Page 1 of 1

SQL Logic in Datastage

Posted: Wed Sep 01, 2010 8:16 pm
by kpsita
Hi,

How can I implement this following logic in datastage.

select
B.AMT,
rank ()
OVER (PARTITION BY B.FIELD_ID
ORDER BY B.AMT DESC)
ROW_RANK
FROM TABLE B

I wanted to implement this in datastage and here my table represents a dataset.

Appriciate your help.

Thanks

Posted: Wed Sep 01, 2010 9:40 pm
by chulett
Do you understand what the sql does? Can you spell out in words what kind of information you need from the dataset in question?

Posted: Wed Sep 01, 2010 10:49 pm
by ray.wurlod
RANK is a display function, not a selection function. As a general rule it's not something I'd ask an ETL tool to do - it's something I'd ask a reporting (or business intelligence tool) to do.

While it can be done in ETL, you need to decide in advance how you're going to handle tied values.

SQL Logic in Datastage

Posted: Thu Sep 02, 2010 5:23 am
by ajay.vaidyanathan
How can you write an SQL Query on a DataSet in the first place? You either need to load the DataSet into a tabel and then try out whatever query you were planning to implement.

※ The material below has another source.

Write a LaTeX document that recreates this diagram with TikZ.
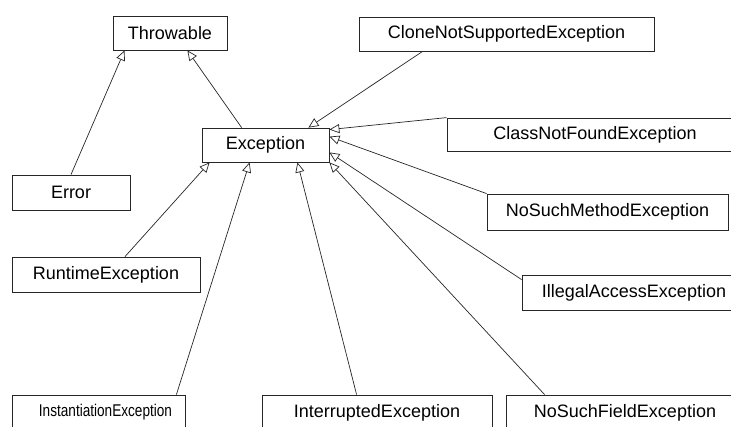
\documentclass[tikz,border=0pt]{standalone}
\usepackage{fontspec}
\setmainfont{Liberation Sans}
\usetikzlibrary{arrows.meta,calc,shadows}
\begin{document}
\begin{tikzpicture}[x=1pt,y=-1pt,
  cls/.style={draw=black!85, line width=0.8pt, fill=white, inner sep=0pt,
    font=\fontsize{18}{20}\selectfont,
    drop shadow={shadow xshift=1pt, shadow yshift=-1pt, fill=black!60, opacity=0.6}},
  inherit/.style={draw=black!85, line width=0.7pt,
    -{Triangle[open, length=10pt, width=9pt, fill=white]}}]
\useasboundingbox (0,0) rectangle (731,426);
\clip (0,0) rectangle (731,426);

% class boxes
\node[cls, minimum width=114pt, minimum height=34pt] (thr) at (170,33) {Throwable};
\node[cls, minimum width=295pt, minimum height=34pt] (cns) at (506.5,34) {CloneNotSupportedException};
\node[cls, minimum width=127pt, minimum height=34pt] (exc) at (265.5,145) {Exception};
\node[cls, minimum width=296pt, minimum height=33pt] (cnf) at (595,134.5) {ClassNotFoundException};
\node[cls, minimum width=118pt, minimum height=35pt] (err) at (71,192.5) {Error};
\node[cls, minimum width=188pt, minimum height=35pt] (rte) at (106,274.5) {RuntimeException};
\node[cls, minimum width=241pt, minimum height=36pt] (nsm) at (607.5,212) {NoSuchMethodException};
\node[cls, minimum width=224pt, minimum height=35pt] (iae) at (634,292.5) {IllegalAccessException};
\node[cls, minimum width=173pt, minimum height=35pt, font=\fontsize{17}{19}\selectfont] (ins) at (98.5,412.5) {\hspace*{14pt}\scalebox{0.8}[1]{InstantiationException}};
\node[cls, minimum width=230pt, minimum height=35pt] (inr) at (377,412.5) {InterruptedException};
\node[cls, minimum width=238pt, minimum height=35pt] (nsf) at (625,412.5) {NoSuchFieldException};

% generalisation arrows
\draw[inherit] (err.north) -- ($(thr.south west)+(12,0)$);
\draw[inherit] ($(exc.north west)+(40,0)$) -- ($(thr.south east)+(-40,0)$);
\draw[inherit] ($(cns.south west)+(64,0)$) -- ($(exc.north east)+(-21,0)$);
\draw[inherit] (cnf.north west) -- ($(exc.north east)+(0,2)$);
\draw[inherit] (nsm.north west) -- ($(exc.north east)+(0,9)$);
\draw[inherit] ($(iae.north west)+(0,5)$) -- ($(exc.south east)+(0,-10)$);
\draw[inherit] ($(nsf.north west)+(39,0)$) -- ($(exc.south east)+(0,0)$);
\draw[inherit] ($(inr.north west)+(95,0)$) -- ($(exc.south east)+(-32,0)$);
\draw[inherit] ($(ins.north east)+(-9,0)$) -- ($(exc.south west)+(48,0)$);
\draw[inherit] ($(rte.north)+(19,0)$) -- ($(exc.south west)+(8,0)$);
\end{tikzpicture}
\end{document}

Posted: Thu Sep 02, 2010 2:28 pm
by kpsita
My input dataset has two fileds, FIELD1 and a AMOUNT field. I have to select maximum amout from the dataset corresponding to FIELD1.

Example:
Field1 amt
1 0
1 15
1 10
2 6
2 20

and my output should be
1 15
2 20

Thanks,

Posted: Thu Sep 02, 2010 2:35 pm
by anbu
Use remove duplicates to retain the maximum. Use hash partition and sort on the input to remove duplicates

Posted: Thu Sep 02, 2010 2:59 pm
by kpsita
Hi Anbu,

Thanks for your reply. I didn't understand your post. Should I first hash partition, and then remove the duplicates retaining the first value.

Thanks

Posted: Thu Sep 02, 2010 3:07 pm
by anbu
Yes do the hash partition first and then use remove duplicates

Posted: Fri Sep 03, 2010 2:28 am
by hemanthakumar
Hi,
you can use Aggregator stage. In Aggregator group by on field1 and find max(Amount).

Posted: Fri Sep 03, 2010 3:03 am
by way246
anbu wrote:Use remove duplicates to retain the maximum. Use hash partition and sort on the input to remove duplicates
If I am not wrong it shud be retain Last in remove duplicates if the sort is
asc

Posted: Fri Sep 03, 2010 6:02 am
by ray.wurlod
What ever happened to the requirement for RANK?

Posted: Fri Sep 03, 2010 2:33 pm
by DSShishya
Got lost in the crowd I guess :lol:

Posted: Mon Sep 06, 2010 8:36 am
by way246
Ray you are correct, RANK() is used to display records when one or more rows have same value in reporting.e.g when filter applied to display top 10 ranks(rows) and when rank 10 shared among 3 in this case 13 rows will be displayed even though filter is applied to display top 10 rows. Hope aggregate and filter can be applied to achive this in datastage.

Posted: Mon Sep 06, 2010 7:06 pm
by prakashdasika
While using Remove duplicates sort by Field1 (ASC) and Amount (DESC) on the input link and use Field1 as the Key. This should work.

Posted: Mon Sep 06, 2010 11:04 pm
by ray.wurlod
Try it. It doesn't handle tied ranks.

To handle rank properly in ETL - and I continue to maintain that it's not an ETL task but a display task - you can use stage variables that detect change (perhaps from a Sort stage key change column) and decide whether to preserve or increment the rank. At the same time another stage variable, always incrementing, is needed to determine what the next value needs to be after tied values are encountered.